L.A. Neighborhood Receives Full-Time Ambulance

Porter Ranch community is assigned full-time ambulance crew due to increased response times.


 
 

The Daily News of Los Angeles | | Wednesday, March 21, 2012


Facing scrutiny over emergency response times, Los Angeles Fire Department officials said Monday that they would assign a full-time ambulance to Porter Ranch, a neighborhood seeing some of the longer wait times for medical attention.

During a Fire Department reorganization last year to save money, the Porter Ranch station ended up with an engine and an ambulance that was staffed 80 percent of the time.

But amid press reports and an increasing concern from the community about slower response times, the department said Fire Station 28 on Corbin Avenue would get a basic life-support ambulance staffed 100 percent of the time as part of a reshuffling of resources beginning next month, said LAFD spokesman Capt. Jamie Moore.

Despite the change, LAFD officials continued to assure residents there's no public safety risk from the redeployment plan, which saved $53 million this year by eliminating trucks and ambulances from fire stations across the city.

Instead Moore said the move was driven by political pressure.

"This is politics," Moore said of the decision to shuffle resources. "You've got a mayoral candidate looking for a hook."

That candidate is Austin Beutner, a former deputy to Mayor Antonio Villaraigosa who is now running for mayor. He raised concern this month that the redeployment plan had dramatically worsened response times.

On Monday he released data from July through October that showed the Fire Department arrived to emergencies in Porter Ranch within five minutes only 30 percent of the time.

Fire crews arrived within five minutes to emergency calls in Encino 15 percent of the time, and to Westchester 38 percent of the time.

The National Fire Protection Association's guidelines say departments should reach emergencies within five minutes 90 percent of the time.

"If I was in Encino or Westchester, I'd be worried," Beutner said Monday. "I don't purport to be a public safety expert, but you look at the Valley, and the numbers are quite stark. I'd like to see someone explain why."

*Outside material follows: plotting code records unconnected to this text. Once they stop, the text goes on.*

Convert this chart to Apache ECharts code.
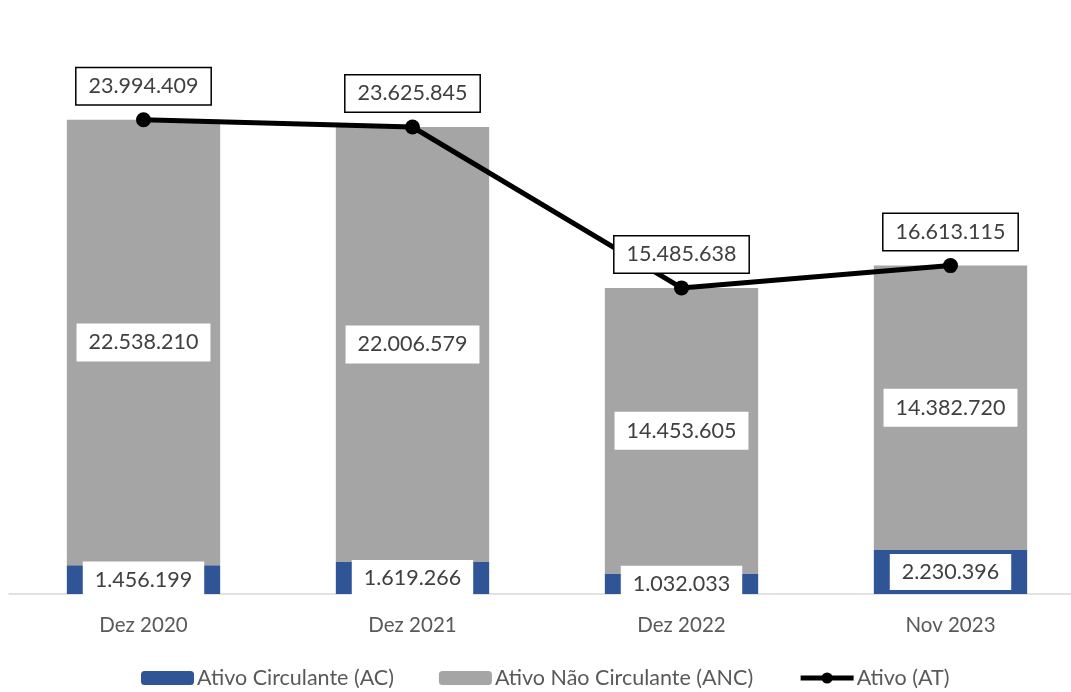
<!DOCTYPE html>
<html><head><meta charset="utf-8">
<script src="https://cdn.jsdelivr.net/npm/echarts@6/dist/echarts.min.js"></script>
<style>html,body{margin:0;padding:0;background:#fff}#c{width:1071px;height:692px}</style>
</head><body><div id="c"></div>
<script>
const categories = ['Dez 2020', 'Dez 2021', 'Dez 2022', 'Nov 2023'];
const ativoCirculante = [1456199, 1619266, 1032033, 2230396];
const ativoNaoCirculante = [22538210, 22006579, 14453605, 14382720];
const ativoTotal = [23994409, 23625845, 15485638, 16613115];

const FONT = 'Lato';
function fmt(v) { return String(v).replace(/\B(?=(\d{3})+(?!\d))/g, '.'); }

const chart = echarts.init(document.getElementById('c'));
chart.setOption({
  animation: false,
  textStyle: { fontFamily: FONT },
  grid: { left: 9, top: 1, right: -14, height: 593, containLabel: false, outerBoundsMode: 'none' },
  xAxis: {
    type: 'category', data: categories,
    axisLine: { lineStyle: { color: '#D9D9D9', width: 1.5 } },
    axisTick: { show: false },
    axisLabel: { color: '#595959', fontSize: 20.5, fontFamily: FONT, margin: 21 }
  },
  yAxis: { type: 'value', min: 0, max: 30000000, show: false, splitLine: { show: false } },
  legend: {
    top: 662, left: 136, itemWidth: 53, itemHeight: 14, itemGap: 45,
    textStyle: { color: '#595959', fontSize: 21.5, fontFamily: FONT, padding: [0, 0, 0, -2] },
    data: [
      { name: 'Ativo Circulante (AC)' },
      { name: 'Ativo Não Circulante (ANC)' },
      { name: 'Ativo (AT)', lineStyle: { width: 5, color: '#000' }, itemStyle: { color: '#000' } }
    ]
  },
  series: [
    {
      name: 'Ativo Circulante (AC)', type: 'bar', stack: 'a', data: ativoCirculante,
      barWidth: '57%', itemStyle: { color: '#2F5597' },
      label: { show: true, position: 'inside', formatter: p => fmt(p.value), color: '#404040',
        fontSize: 21.5, fontFamily: FONT, backgroundColor: '#fff', padding: [7, 12] }
    },
    {
      name: 'Ativo Não Circulante (ANC)', type: 'bar', stack: 'a', data: ativoNaoCirculante,
      barWidth: '57%', itemStyle: { color: '#A5A5A5' },
      label: { show: true, position: 'inside', formatter: p => fmt(p.value), color: '#404040',
        fontSize: 21.5, fontFamily: FONT, backgroundColor: '#fff', padding: [8, 12] }
    },
    {
      name: 'Ativo (AT)', type: 'line', data: ativoTotal, z: 5,
      lineStyle: { color: '#000', width: 5 }, itemStyle: { color: '#000' },
      symbol: 'circle', symbolSize: 15,
      label: { show: true, position: 'top', distance: 8, formatter: p => fmt(p.value), color: '#404040',
        fontSize: 21.5, fontFamily: FONT, backgroundColor: '#fff', borderColor: '#000', borderWidth: 1.5,
        padding: [7, 12] }
    }
  ]
});
</script></body></html>
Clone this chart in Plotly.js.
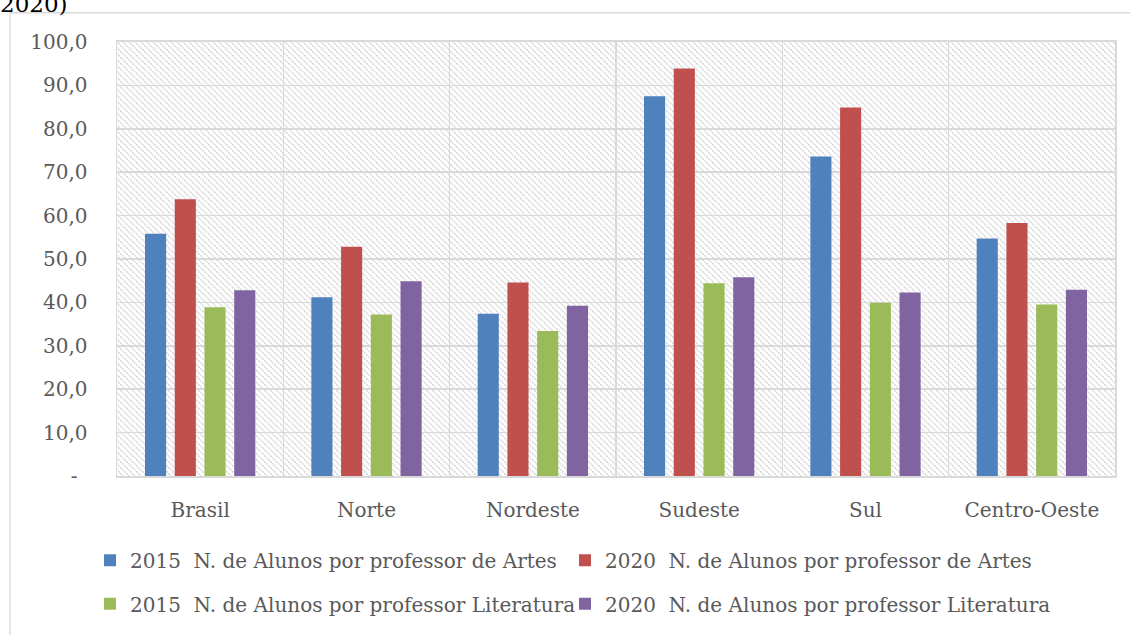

But Moore said the lower numbers don't always indicate a slower response time.

For instance, Porter Ranch experiences fewer emergency calls and LAFD officials can forget to log response times, which can skew figures, Moore said.

Still, the department is facing increasing scrutiny from politicians and community leaders over the response time numbers.

Last week LAFD officials admitted they'd changed how they measure response times without telling the City Council, which voted on the controversial redeployment plan based on the old measure that overstated how quickly crews arrived to emergencies.

At a news conference last week, LAFD Chief Brian Cummings and Mayor Antonio Villaraigosa assured residents that Los Angeles maintains an excellent response time, and that the public wasn't at risk.

But Pat McOsker, president of United Firefighters of Los Angeles City, which fought against department budget cuts, said the latest data confirms fears that response times would climb in already understaffed areas like the San Fernando Valley.

"It's the Valley, it's the West Hills, Encino," said McOsker. "It's where we lost resources. The council should restore these resources as quickly as possible."

Patrick Pope, a member of the Porter Ranch Neighborhood Council, said there's concern in the community about receiving adequate ambulances services. The biggest issue, he said, is the desire to have more advanced life saving ambulances, which are equipped to treat more serious calls. The city currently has 89, according to officials, and hasn't lost any during the recent budget cuts.

Additionally, he points out that the fire station in Porter Ranch doesn't have the most advanced Jaws of Life equipment. It must come from a neighboring area.

Pope said the restoration of a full-time staffed ambulance at Station 28 is a good start.

"It's not what we need, but it's better than what we have," Pope said.

"There's a general feeling that people aren't getting what they paid for."